Le rapport lui-même documente de nombreux exemples, dont la plupart sont perpétrés par les mêmes groupes néonazis contre lesquels les socialistes et autres gauchistes s’organisent depuis des années, des groupes comme ECAJ ne contribuant en rien à la cause, intervenant uniquement pour calomnier les antiracistes. Ces groupes nazis descendent d’un mouvement d’extrême-droite qui a émergé de la rhétorique antimusulmane et anti-immigrée qui dominait la vie publique sous le gouvernement de Tony Abbott. Il existe un courant connexe de sentiment antisémite conspirationniste attribuant la proposition d’une voix autochtone au Parlement à l’influence juive. Dans les deux cas, les véritables incidents antisémites émergent de groupes qui épousent largement des versions radicalisées des points de discussion du Parti libéral.

Plus loin dans le spectre conspirationniste de droite, l’ECAJ rapporte divers messages vocaux et graffitis déclamant des choses du genre “LES JUIFS ONT LE COVID” et (plus mystérieusement) “LE COVID EST JUIF”. Ces théoriciens du complot d’extrême droite, comme les néo-nazis, peuvent se considérer comme distincts de l’aile droite dominante. Mais ils puisent toujours leurs peurs et leurs espoirs dans une version radicalisée du conservatisme dominant, qu’il s’agisse d’hostilité à l’immigration, de ressentiment envers les Autochtones, d’opposition aux mesures de santé publique qui gênent les propriétaires d’entreprises ou de paranoïa à propos d’un complot progressiste visant à saper l’unité nationale. C’est un véritable antisémitisme. La gauche s’y est toujours opposée, en paroles et en actes, généralement sans le soutien de groupes politiques opportunistes pro-Israéliens qui prétendent à tort agir pour la défense des Juifs. Les mêmes médias de droite qui craignent chaque cause progressiste, contribuant à la montée de ce courant, sont également les meilleurs alliés de l’ECAJ pour promouvoir le mensonge selon lequel la solidarité avec la Palestine est antisémite.

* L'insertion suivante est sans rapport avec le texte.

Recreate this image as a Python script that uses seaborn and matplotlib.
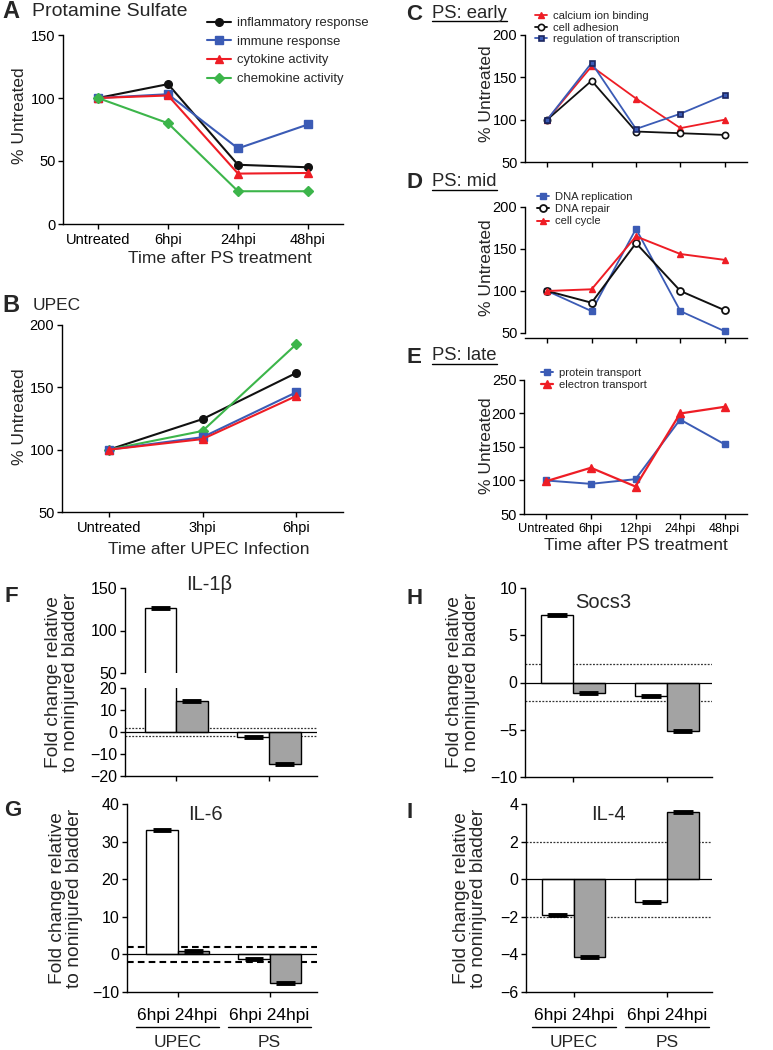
import matplotlib
matplotlib.use("Agg")
import matplotlib.pyplot as plt
from matplotlib.lines import Line2D
import seaborn as sns
import pandas as pd
import numpy as np

sns.set_theme(style="ticks")
plt.rcParams["font.family"] = ["Liberation Sans", "DejaVu Sans"]
plt.rcParams["axes.linewidth"] = 1.0
plt.rcParams["xtick.major.width"] = 1.0
plt.rcParams["ytick.major.width"] = 1.0
plt.rcParams["xtick.major.size"] = 3.5
plt.rcParams["ytick.major.size"] = 3.5
plt.rcParams["axes.edgecolor"] = "black"
plt.rcParams["xtick.color"] = "black"
plt.rcParams["ytick.color"] = "black"

# ---- data -------------------------------------------------------------
ps_times = ["Untreated", "6hpi", "24hpi", "48hpi"]
upec_times = ["Untreated", "3hpi", "6hpi"]
ps5_times = ["Untreated", "6hpi", "12hpi", "24hpi", "48hpi"]

inflam_ps = [100, 111, 47, 45]
immune_ps = [100, 103, 60, 79]
cytokine_ps = [100, 102, 40, 40.5]
chemokine_ps = [100, 80, 26, 26]

inflam_upec = [100, 124.5, 161.5]
immune_upec = [100, 110, 146]
cytokine_upec = [100, 108.5, 143]
chemokine_upec = [100, 115, 184.5]

calcium = [100, 163, 125, 90, 100]
adhesion = [100, 146, 86, 84, 82]
transcription = [100, 167, 89, 107, 129]

dna_rep = [100, 76, 174, 76, 52]
dna_repair = [100, 86, 157, 100, 77]
cell_cycle = [100, 102, 165, 144, 137]

protein_tr = [100, 95, 102, 191, 154]
electron_tr = [99, 119, 91, 200, 210]

groups = ["UPEC", "PS"]
hpi = ["6hpi", "24hpi"]
# order: UPEC 6hpi, UPEC 24hpi, PS 6hpi, PS 24hpi
il1b = [127, 14.2, -2.4, -14.5]
il6 = [33.2, 0.9, -1.2, -7.7]
socs3 = [7.1, -1.1, -1.45, -5.1]
il4 = [-1.9, -4.15, -1.23, 3.6]

BLACK, BLUE, RED, GREEN = "#111111", "#3b5bb5", "#ee1d25", "#3cb54a"
NAVY = "#1b2660"
GREY = "#a3a3a3"

W, H = 773, 1050
fig = plt.figure(figsize=(W / 100, H / 100), dpi=100)


def box(x0, y0, x1, y1):
    return [x0 / W, 1 - y1 / H, (x1 - x0) / W, (y1 - y0) / H]


def ftext(x, y, s, size, **kw):
    kw.setdefault("va", "center")
    return fig.text(x / W, 1 - y / H, s, fontsize=size, **kw)


def series(ax, ys, color, marker, ms, label, lw=1.5, mfc=None, mec=None, mew=1.0):
    sns.lineplot(x=np.arange(len(ys)), y=ys, ax=ax, color=color, marker=marker,
                 markersize=ms, linewidth=lw, markerfacecolor=mfc or color,
                 markeredgecolor=mec or color, markeredgewidth=mew,
                 label=label, legend=False, errorbar=None, zorder=3)


def line_axes(ax, labels, show_labels, ylim, yticks, xsize=10.5):
    ax.set_xlim(-0.5, len(labels) - 0.5)
    ax.set_ylim(*ylim)
    ax.set_yticks(yticks)
    ax.set_xticks(range(len(labels)))
    ax.set_xticklabels(labels if show_labels else [])
    ax.set_xlabel("")
    ax.set_ylabel("")
    ax.tick_params(axis="y", labelsize=10.5, pad=2)
    ax.tick_params(axis="x", labelsize=xsize, pad=3)
    sns.despine(ax=ax)


def legend(ax, x, y, size, hl, spacing):
    ax.legend(loc="upper left", bbox_to_anchor=(x / W, 1 - y / H),
              bbox_transform=fig.transFigure, frameon=False, fontsize=size,
              handlelength=hl, handletextpad=0.5, labelspacing=spacing,
              borderpad=0, borderaxespad=0)


# ---- A: protamine sulfate --------------------------------------------
ax_a = fig.add_axes(box(63, 35, 343, 224))
series(ax_a, inflam_ps, BLACK, "o", 5.5, "inflammatory response")
series(ax_a, immune_ps, BLUE, "s", 5.5, "immune response")
series(ax_a, cytokine_ps, RED, "^", 6, "cytokine activity")
series(ax_a, chemokine_ps, GREEN, "D", 5, "chemokine activity")
line_axes(ax_a, ps_times, True, (0, 150), [0, 50, 100, 150])
legend(ax_a, 207, 17, 9.4, 1.8, 0.5)

# ---- B: UPEC -----------------------------------------------------------
ax_b = fig.add_axes(box(62, 325, 343, 512))
series(ax_b, inflam_upec, BLACK, "o", 5.5, None)
series(ax_b, chemokine_upec, GREEN, "D", 5, None)
series(ax_b, immune_upec, BLUE, "s", 5.5, None)
series(ax_b, cytokine_upec, RED, "^", 6, None)
line_axes(ax_b, upec_times, True, (50, 200), [50, 100, 150, 200])

# ---- C: PS early ------------------------------------------------------
ax_c = fig.add_axes(box(525, 35, 747, 162))
series(ax_c, calcium, RED, "^", 4, "calcium ion binding", lw=1.3)
series(ax_c, adhesion, BLACK, "o", 4.5, "cell adhesion", lw=1.3, mfc="white", mew=1.2)
series(ax_c, transcription, BLUE, "s", 3.6, "regulation of transcription", lw=1.3,
       mfc=BLUE, mec=NAVY, mew=1.2)
line_axes(ax_c, ps5_times, False, (50, 200), [50, 100, 150, 200])
legend(ax_c, 535, 11, 8.1, 1.1, 0.15)

# ---- D: PS mid --------------------------------------------------------
ax_d = fig.add_axes(box(525, 207, 747, 338))
series(ax_d, dna_rep, BLUE, "s", 4, "DNA replication", lw=1.3)
series(ax_d, dna_repair, BLACK, "o", 5, "DNA repair", lw=1.4, mfc="white", mew=1.3)
series(ax_d, cell_cycle, RED, "^", 4, "cell cycle", lw=1.4)
line_axes(ax_d, ps5_times, False, (44, 200), [50, 100, 150, 200])
ax_d.spines["left"].set_bounds(50, 200)
legend(ax_d, 537, 192, 8.1, 1.1, 0.2)

# ---- E: PS late -------------------------------------------------------
ax_e = fig.add_axes(box(524, 380, 747, 514))
series(ax_e, protein_tr, BLUE, "s", 4, "protein transport", lw=1.4)
series(ax_e, electron_tr, RED, "^", 6, "electron transport", lw=1.6)
line_axes(ax_e, ps5_times, True, (50, 250), [50, 100, 150, 200, 250], xsize=9.2)
legend(ax_e, 541, 368, 8.1, 1.1, 0.2)

# ---- bar panels -------------------------------------------------------
bar_df = lambda vals: pd.DataFrame({"group": np.repeat(groups, len(hpi)),
                                    "time": hpi * len(groups), "fold": vals})


def bars(ax, vals, ylim, yticks, xlim, guide=None, zero=True):
    sns.barplot(data=bar_df(vals), x="group", y="fold", hue="time",
                palette=["white", GREY], width=0.68, edgecolor="black",
                linewidth=1.0, errorbar=None, legend=False, ax=ax, zorder=2)
    for p in ax.patches:
        end = p.get_y() + p.get_height()
        ax.hlines(end, p.get_x() + 0.2 * p.get_width(), p.get_x() + 0.8 * p.get_width(),
                  color="black", linewidth=3.5, zorder=4)
    if zero:
        ax.axhline(0, color="black", linewidth=0.9, zorder=3)
    if guide == "dot":
        for v in (2, -2):
            ax.axhline(v, color="#333333", linewidth=0.9, ls=(0, (1.5, 1.2)), zorder=1)
    elif guide == "dash":
        for v in (2, -2):
            ax.axhline(v, color="black", linewidth=1.5, ls=(0, (3.2, 2)), zorder=1)
    ax.set_xlim(*xlim)
    ax.set_ylim(*ylim)
    ax.set_yticks(yticks)
    ax.set_xticks(range(len(groups)))
    ax.set_xticklabels([])
    ax.set_xlabel("")
    ax.set_ylabel("")
    ax.tick_params(axis="y", labelsize=11.5, pad=2)
    sns.despine(ax=ax)


def group_labels(ax):
    ax.set_xticklabels([" ".join(hpi)] * len(groups))
    ax.tick_params(axis="x", labelsize=12.5, pad=8)
    tr = ax.get_xaxis_transform()
    for i, g in enumerate(groups):
        ax.plot([i - 0.45, i + 0.45], [-0.185, -0.185], color="black", lw=1.0,
                transform=tr, clip_on=False)
        ax.text(i, -0.27, g, transform=tr, ha="center", va="center", fontsize=12.5)


xl_left = (-0.55, 1.516)
xl_right = (-0.51, 1.48)

# F: IL-1b, broken axis
ax_f1 = fig.add_axes(box(125, 588, 317, 673))
bars(ax_f1, il1b, (50, 150), [50, 100, 150], xl_left, zero=False)
ax_f1.spines["bottom"].set_visible(False)
ax_f1.tick_params(axis="x", bottom=False)
ax_f2 = fig.add_axes(box(125, 688, 317, 776))
bars(ax_f2, il1b, (-20, 20), [-20, -10, 0, 10, 20], xl_left, guide="dot")

# G: IL-6
ax_g = fig.add_axes(box(127, 804, 317, 992))
bars(ax_g, il6, (-10, 40), [-10, 0, 10, 20, 30, 40], xl_left, guide="dash")
group_labels(ax_g)

# H: Socs3
ax_h = fig.add_axes(box(525, 588, 712, 777))
bars(ax_h, socs3, (-10, 10), [-10, -5, 0, 5, 10], xl_right, guide="dot")

# I: IL-4
ax_i = fig.add_axes(box(526, 804, 712, 992))
bars(ax_i, il4, (-6, 4), [-6, -4, -2, 0, 2, 4], xl_right, guide="dot")
group_labels(ax_i)

# ---- texts ------------------------------------------------------------
bold = dict(fontweight="bold")
ftext(2, 12, "A", 17, **bold)
ftext(32, 11, "Protamine Sulfate", 14)
ftext(2, 305, "B", 17, **bold)
ftext(33, 305, "UPEC", 12.5)
ftext(406, 14, "C", 16, **bold)
ftext(406, 183, "D", 16, **bold)
ftext(406, 357, "E", 16, **bold)
under = [ftext(432, 13, "PS: early", 13.3), ftext(432, 182, "PS: mid", 13.3),
         ftext(432, 356, "PS: late", 13.3)]

ftext(4, 597, "F", 16, **bold)
ftext(4, 810, "G", 16, **bold)
ftext(406, 598, "H", 16, **bold)
ftext(407, 813, "I", 16, **bold)

ftext(209, 585, "IL-1\u03b2", 14.5, ha="center")
ftext(205, 815, "IL-6", 14.5, ha="center")
ftext(603, 602, "Socs3", 14.5, ha="center")
ftext(608, 814, "IL-4", 14.5, ha="center")

ylab = "% Untreated"
for x, y in [(20, 116), (20, 417), (486, 94), (486, 268), (486, 446)]:
    ftext(x, y, ylab, 12.5, rotation=90, ha="center")
fold = "Fold change relative\nto noninjured bladder"
for x, y in [(62, 682), (66, 898), (463, 682), (470, 898)]:
    ftext(x, y, fold, 13.8, rotation=90, ha="center", linespacing=0.98,
          multialignment="center")

ftext(220, 258, "Time after PS treatment", 12.5, ha="center")
ftext(209, 549, "Time after UPEC Infection", 12.5, ha="center")
ftext(636, 546, "Time after PS treatment", 12.5, ha="center")

fig.canvas.draw()
for t in under:
    bb = t.get_window_extent()
    fig.add_artist(Line2D([bb.x0 / W, bb.x1 / W], [(bb.y0 + 1) / H] * 2,
                          color="black", lw=1.0, transform=fig.transFigure))

fig.savefig("out.png", dpi=100)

Il est fort possible qu’il y ait une augmentation de l’antisémitisme conçu religieusement en relation avec la Palestine. Le rapport documente des choses comme des slogans pro-Palestiniens criés à des personnes portant des vêtements religieux juifs identifiables. C’est un résultat terrible, mais prévisible, du fait que l’occupation de la Palestine est comprise comme un choc des religions. Pourtant, c’est exactement ce malentendu que promeut l’ECAJ. L’ECAJ décrit toute tentative de désigner Israël et ses politiques impérialistes et expansionnistes en termes politiques antiracistes—comme le colonialisme, par exemple, ou l’apartheid – comme des formes de préjugés anti-juifs. L’ensemble de son rapport est structuré de manière à suggérer que le peuple juif est inséparable du gouvernement israélien génocidaire et que toute critique de ce dernier ne peut émerger que de la haine du premier. L’alternative à cela est de construire un mouvement antiraciste pro-palestinien – ce que les opposants antisionistes à l’ECAJ, juifs et non juifs, font depuis plus d’un an.

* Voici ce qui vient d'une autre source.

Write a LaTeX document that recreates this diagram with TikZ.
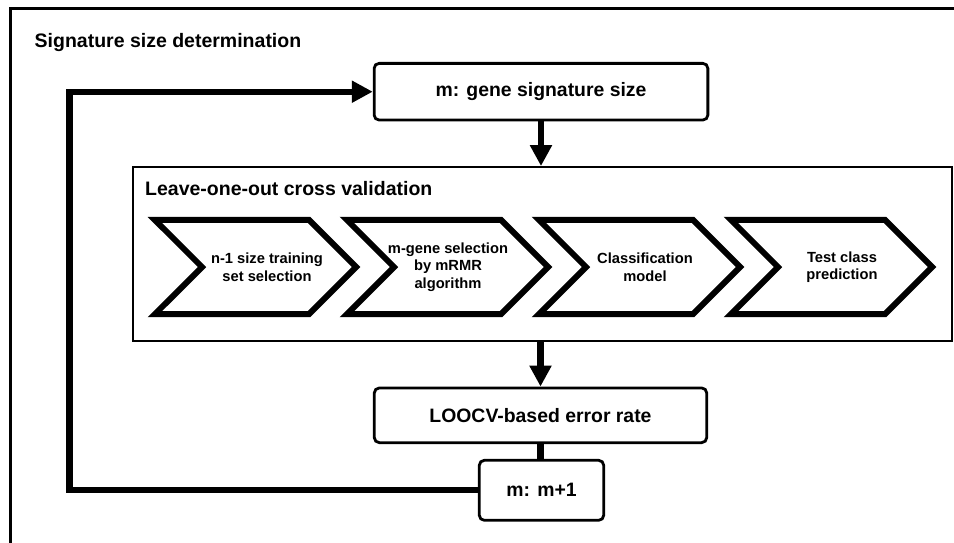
\documentclass[tikz,border=0pt]{standalone}
\usepackage{fontspec}
\setmainfont{Liberation Sans}
\usetikzlibrary{calc,positioning,arrows.meta,shapes.symbols}

\begin{document}
\begin{tikzpicture}[x=1pt, y=-1pt,
box/.style={draw, rounded corners=5pt, line width=2.8pt, inner sep=0pt, font=\fontsize{19.4}{22}\selectfont\bfseries},
chev/.style={draw, signal, signal from=west, signal to=east, signal pointer angle=90, line width=6pt, minimum height=94.4pt, text width=131pt, inner xsep=-12pt, inner ysep=2pt},
chevtext/.style={inner sep=0pt, align=center, font=\fontsize{14.7}{17.5}\selectfont\bfseries},
fat/.style={line width=6.3pt},
fatto/.style={fat, -{Triangle[length=21pt, width=21pt]}}]
\useasboundingbox (0,0) rectangle (954,542);
% outer frame, cut off at the right and bottom
\draw[line width=2.6pt] (10.7,8.7) rectangle (990,580);
\node[anchor=base west, inner sep=0pt, font=\fontsize{19.5}{22}\selectfont\bfseries] (title) at (34.5,47.5) {Signature size determination};
\node[box, minimum width=333.7pt, minimum height=56.7pt] (sig) at (541,91.7) {m: gene signature size};
\node[draw, line width=2pt, minimum width=819.8pt, minimum height=174.3pt] (loo) at (542.4,254.2) {};
\node[anchor=base west, inner sep=0pt, font=\fontsize{19.5}{22}\selectfont\bfseries] (lootitle) at (145,195.3) {Leave-one-out cross validation};
\foreach \n/\x/\d/\t in {1/255.5/11.5/{n-1 size training\\set selection}, 2/447.5/0.5/{m-gene selection\\by mRMR\\algorithm}, 3/639.5/5.5/{Classification\\model}, 4/831.5/10.5/{Test class\\prediction}}{
  \node[chev] (s\n) at (\x,267) {};
  \node[chevtext] (t\n) at ([xshift=\d pt]s\n.center) {\t};
}
\node[box, minimum width=332.4pt, minimum height=54.7pt] (err) at (540.5,415.3) {LOOCV-based error rate};
\node[box, minimum width=124.4pt, minimum height=60pt] (inc) at (541.5,490.3) {m: m+1};
\coordinate (loop) at (69.5,300);
\draw[fatto] (sig.south) -- (sig.south |- loo.north);
\draw[fatto] (loo.south -| err.north) -- (err.north);
\draw[fat] (err.south) -- (err.south |- inc.north);
\draw[fatto] (inc.west) -| (loop) |- (sig.west);
\end{tikzpicture}
\end{document}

Ce rapport est une blague. C’est vexatoire, mensonger, scandaleux et absurde. Cela devrait discréditer totalement et instantanément l’institution qui l’a publié et les personnes qui y sont associées. Mais ce n’est pas le cas, bien au contraire.  L’ancienne présidente de l’ECAJ, Jillian Segal, a été nommée nouvelle “envoyée contre l’antisémitisme” de l’Australie par le Premier ministre Anthony Albanese.

Ce rapport n’est ni exceptionnel ni aberrant. L’ECAJ fait partie d’un groupe international d’organisations sionistes, le soi-disant J7, qui comprend l’Anti-Defamation League des États-Unis, le Board of Deputies britannique, le CRIF français et le Conseil central des Juifs d’Allemagne. La plupart d’entre eux produisent des rapports similaires, avec des intentions similaires, faisant la promotion de statistiques tout aussi trompeuses et peu fiables. L’ECAJ affirme que son rapport 2024 sortira “bientôt“. Compte tenu de l’explosion de l’activisme pro-palestinien au cours des 12 derniers mois, il est absolument certain qu’il revendiquera une montée effroyable de ce qu’il appelle l’antisémitisme. Les mensonges des groupes pro-israéliens ne nous aideront pas à combattre le véritable antisémitisme −et ils ne nous empêcheront pas non plus d’être solidaires de la Palestine.